The move came after Jasper Vernes-Sewratan, 35, and Ronnie Sewratan-Vernes, 31, were attacked on their way home early Sunday in the eastern city of Arnhem. One of them lost several teeth and got a bloody lip after being attacked with a bolt-cutter.
Five teenagers, two 14-year-olds and three aged 16, were Thursday due to appear before magistrates, after handing themselves in following the attack, Dutch prosecutors said.
It is believed all five took part in "very serious offences," the prosecution service said in a statement, adding they faced charges of grievous bodily harm.
"We don't usually do that, holding hands in public," Sewratan-Vernes told the public broadcaster NOS after the attack.
"But we had had a nice evening, it was late and we thought we were alone."
The Netherlands was the first country in the world to legalise gay marriage in 2001 and the attack has shocked the Dutch.

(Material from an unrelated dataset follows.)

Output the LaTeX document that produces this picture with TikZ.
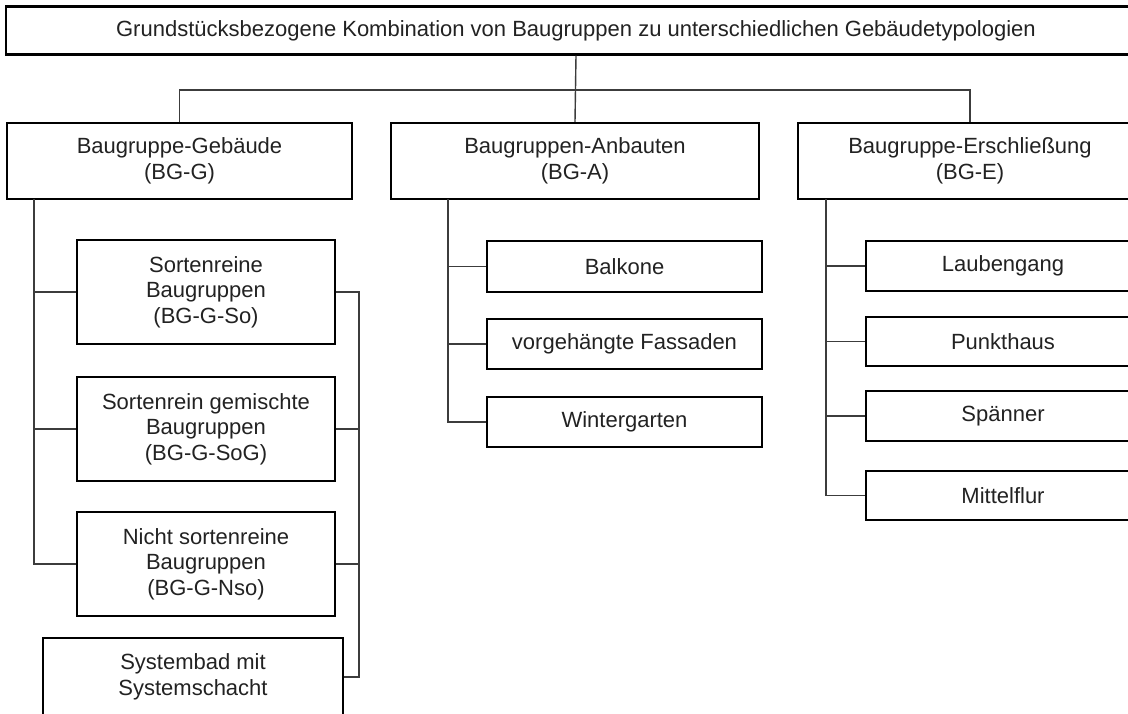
\documentclass[tikz,border=0pt]{standalone}
\usepackage{fontspec}
\setmainfont{Liberation Sans}
\begin{document}
\begin{tikzpicture}[x=1pt,y=-1pt,
  box/.style={draw=black, line width=2.2pt, fill=white, align=center,
    text=textgray, inner sep=0pt, font=\fontsize{22}{25.5}\selectfont},
  link/.style={draw=linkgray, line width=1.4pt}]
\definecolor{textgray}{HTML}{222222}
\definecolor{linkgray}{HTML}{3C3C3C}
\useasboundingbox (0,0) rectangle (1128,713);
\fill[white] (0,0) rectangle (1128,713);
\clip (0,0) rectangle (1128,713);

% root
\node[box, minimum width=1140pt, minimum height=48pt] (top) at (576,30.5)
  {Grundstücksbezogene Kombination von Baugruppen zu unterschiedlichen Gebäudetypologien};

% main groups
\node[box, minimum width=345pt, minimum height=76pt] (bgg) at (179.5,161)
  {Baugruppe-Gebäude\\(BG-G)};
\node[box, minimum width=368pt, minimum height=76pt] (bga) at (575,161)
  {Baugruppen-Anbauten\\(BG-A)};
\node[box, minimum width=344pt, minimum height=76pt] (bge) at (970,161)
  {Baugruppe-Erschließung\\(BG-E)};

% BG-G children
\node[box, minimum width=258pt, minimum height=104pt] (gso) at (206,292)
  {Sortenreine\\Baugruppen\\(BG-G-So)};
\node[box, minimum width=258pt, minimum height=104pt] (gsog) at (206,429)
  {Sortenrein gemischte\\Baugruppen\\(BG-G-SoG)};
\node[box, minimum width=258pt, minimum height=104pt] (gnso) at (206,564)
  {Nicht sortenreine\\Baugruppen\\(BG-G-Nso)};
\node[box, minimum width=300pt, minimum height=78pt] (sys) at (193,677)
  {Systembad mit\\Systemschacht};

% BG-A children
\node[box, minimum width=275pt, minimum height=51pt] (balk) at (624.5,266.5) {Balkone};
\node[box, minimum width=275pt, minimum height=50pt] (fass) at (624.5,344) {vorgehängte Fassaden};
\node[box, minimum width=275pt, minimum height=50pt] (wint) at (624.5,422) {Wintergarten};

% BG-E children
\node[box, minimum width=274pt, minimum height=50pt] (laub) at (1003,266) {Laubengang};
\node[box, minimum width=274pt, minimum height=49pt] (punkt) at (1003,341.5) {Punkthaus};
\node[box, minimum width=274pt, minimum height=50pt] (span) at (1003,416) {Spänner};
\node[box, minimum width=274pt, minimum height=49pt] (mittel) at (1003,495.5) {Mittelflur};

% branching points
\coordinate (bus) at (576,90);
\coordinate (gtrunk) at (34,199);
\coordinate (atrunk) at (448,199);
\coordinate (etrunk) at (826,199);
\coordinate (brk) at (359,0);

% root to main groups
\draw[link] (top.south) -- (bga.north);
\draw[link] (bgg.north) |- (bus) -| (bge.north);

% BG-G tree
\draw[link] (gtrunk) |- (gnso.west);
\draw[link] (gtrunk |- gso.west) -- (gso.west);
\draw[link] (gtrunk |- gsog.west) -- (gsog.west);

% bracket on the right of BG-G children
\draw[link] (gso.east) -- (gso.east -| brk) -- (sys.east -| brk) -- (sys.east);
\draw[link] (gsog.east) -- (gsog.east -| brk);
\draw[link] (gnso.east) -- (gnso.east -| brk);

% BG-A tree
\draw[link] (atrunk) |- (wint.west);
\draw[link] (atrunk |- balk.west) -- (balk.west);
\draw[link] (atrunk |- fass.west) -- (fass.west);

% BG-E tree
\draw[link] (etrunk) |- (mittel.west);
\draw[link] (etrunk |- laub.west) -- (laub.west);
\draw[link] (etrunk |- punkt.west) -- (punkt.west);
\draw[link] (etrunk |- span.west) -- (span.west);
\end{tikzpicture}
\end{document}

In response, journalist Barbara Berend called for men to hold hands as a show of solidarity.
Her call won high-level support when the leader of the Democracy D66 party Alexander Pechthold and his colleague Wouter Koolmees arrived at the parliament building in The Hague on Monday morning holding hands.
Since then, the gesture has been replayed by Dutch men around the world, while on Wednesday dozens marched in Amsterdam holding hands, and carrying rainbow-coloured umbrellas.
Male colleagues from the Dutch embassy in London and Canberra tweeted a picture of them stepping out hand-in-hand, following similar images from the Dutch delegation at the United Nations in New York.
Even the Nijmegen first division football club has got in on the act, posting a picture on its Twitter account of the team lined up holding hands facing its stadium.
"The N.E.C turns its back on anti-gay violence," reads the caption.